> [WHAT TO DO] Your answer should consist solely of the lines from the one with "Generate a Python" through the one with "import plotly.graph_objects as go", copied exactly, endpoints included.

> [MATERIAL FOR THIS EXERCISE]
* * *

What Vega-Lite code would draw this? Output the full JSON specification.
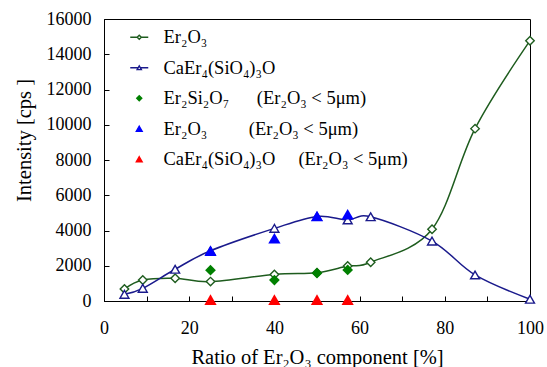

* * *

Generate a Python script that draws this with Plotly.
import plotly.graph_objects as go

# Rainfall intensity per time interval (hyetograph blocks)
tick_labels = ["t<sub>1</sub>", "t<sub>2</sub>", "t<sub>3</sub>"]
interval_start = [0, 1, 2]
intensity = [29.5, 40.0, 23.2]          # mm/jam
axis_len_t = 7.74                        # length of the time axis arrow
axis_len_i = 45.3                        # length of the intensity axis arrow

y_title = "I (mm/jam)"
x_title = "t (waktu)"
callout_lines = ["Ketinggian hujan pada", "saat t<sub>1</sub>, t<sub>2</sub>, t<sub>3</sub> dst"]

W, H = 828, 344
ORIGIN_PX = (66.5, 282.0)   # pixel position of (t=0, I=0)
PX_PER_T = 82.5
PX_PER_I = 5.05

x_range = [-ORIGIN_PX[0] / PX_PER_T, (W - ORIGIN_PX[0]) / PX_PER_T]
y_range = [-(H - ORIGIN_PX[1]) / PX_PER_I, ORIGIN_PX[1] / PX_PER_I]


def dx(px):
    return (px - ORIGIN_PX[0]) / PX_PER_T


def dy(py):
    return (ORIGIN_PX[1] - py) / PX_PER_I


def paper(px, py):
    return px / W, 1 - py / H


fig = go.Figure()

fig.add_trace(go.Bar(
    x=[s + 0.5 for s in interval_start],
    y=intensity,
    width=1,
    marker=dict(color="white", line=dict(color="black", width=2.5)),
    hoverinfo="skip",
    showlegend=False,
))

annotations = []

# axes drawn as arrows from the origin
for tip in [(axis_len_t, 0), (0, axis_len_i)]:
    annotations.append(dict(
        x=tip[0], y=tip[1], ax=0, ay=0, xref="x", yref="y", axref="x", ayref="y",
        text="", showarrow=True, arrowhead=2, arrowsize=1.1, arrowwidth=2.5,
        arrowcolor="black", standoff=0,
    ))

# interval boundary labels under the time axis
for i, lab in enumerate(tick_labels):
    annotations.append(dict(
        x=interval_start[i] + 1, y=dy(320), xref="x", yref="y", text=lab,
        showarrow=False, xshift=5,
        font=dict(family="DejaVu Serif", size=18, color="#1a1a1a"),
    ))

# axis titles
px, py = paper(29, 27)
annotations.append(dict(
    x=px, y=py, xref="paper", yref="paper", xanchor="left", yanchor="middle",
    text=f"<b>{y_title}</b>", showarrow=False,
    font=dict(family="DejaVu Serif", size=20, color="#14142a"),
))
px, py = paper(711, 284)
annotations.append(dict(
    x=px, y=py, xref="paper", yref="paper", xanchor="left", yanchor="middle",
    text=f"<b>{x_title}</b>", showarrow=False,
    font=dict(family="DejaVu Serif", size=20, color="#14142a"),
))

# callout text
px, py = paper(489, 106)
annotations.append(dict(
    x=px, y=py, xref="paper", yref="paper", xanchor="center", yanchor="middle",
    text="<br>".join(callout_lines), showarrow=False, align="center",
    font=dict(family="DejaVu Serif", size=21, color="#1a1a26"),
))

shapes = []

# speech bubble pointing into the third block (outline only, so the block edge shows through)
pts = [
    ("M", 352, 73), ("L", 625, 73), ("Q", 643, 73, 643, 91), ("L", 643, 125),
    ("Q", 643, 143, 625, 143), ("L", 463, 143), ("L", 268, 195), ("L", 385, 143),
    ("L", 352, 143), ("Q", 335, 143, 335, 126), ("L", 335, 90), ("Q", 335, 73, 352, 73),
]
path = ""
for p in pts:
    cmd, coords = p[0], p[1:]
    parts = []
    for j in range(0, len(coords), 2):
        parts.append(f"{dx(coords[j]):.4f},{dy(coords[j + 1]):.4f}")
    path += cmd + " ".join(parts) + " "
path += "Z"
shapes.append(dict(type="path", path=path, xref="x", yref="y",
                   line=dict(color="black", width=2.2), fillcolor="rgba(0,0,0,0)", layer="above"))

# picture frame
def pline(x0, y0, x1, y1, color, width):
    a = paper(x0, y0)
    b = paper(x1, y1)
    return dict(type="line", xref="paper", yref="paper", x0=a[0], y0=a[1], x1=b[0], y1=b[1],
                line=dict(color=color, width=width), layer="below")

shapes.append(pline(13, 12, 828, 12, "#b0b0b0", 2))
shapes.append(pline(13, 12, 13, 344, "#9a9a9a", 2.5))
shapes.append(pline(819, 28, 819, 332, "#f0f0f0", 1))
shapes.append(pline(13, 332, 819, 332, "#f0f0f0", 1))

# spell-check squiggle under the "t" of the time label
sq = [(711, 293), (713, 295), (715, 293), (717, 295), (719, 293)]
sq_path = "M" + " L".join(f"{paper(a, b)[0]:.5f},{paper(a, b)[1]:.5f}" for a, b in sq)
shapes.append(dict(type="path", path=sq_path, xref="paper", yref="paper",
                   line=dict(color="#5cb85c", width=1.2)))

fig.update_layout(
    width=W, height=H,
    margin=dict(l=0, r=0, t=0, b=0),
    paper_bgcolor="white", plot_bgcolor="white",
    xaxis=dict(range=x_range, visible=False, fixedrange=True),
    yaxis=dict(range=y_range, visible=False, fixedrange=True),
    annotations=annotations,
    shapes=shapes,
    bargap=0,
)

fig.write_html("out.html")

* * *

> [EXERCISE RESULT]
Generate a Python script that draws this with Plotly.
import plotly.graph_objects as go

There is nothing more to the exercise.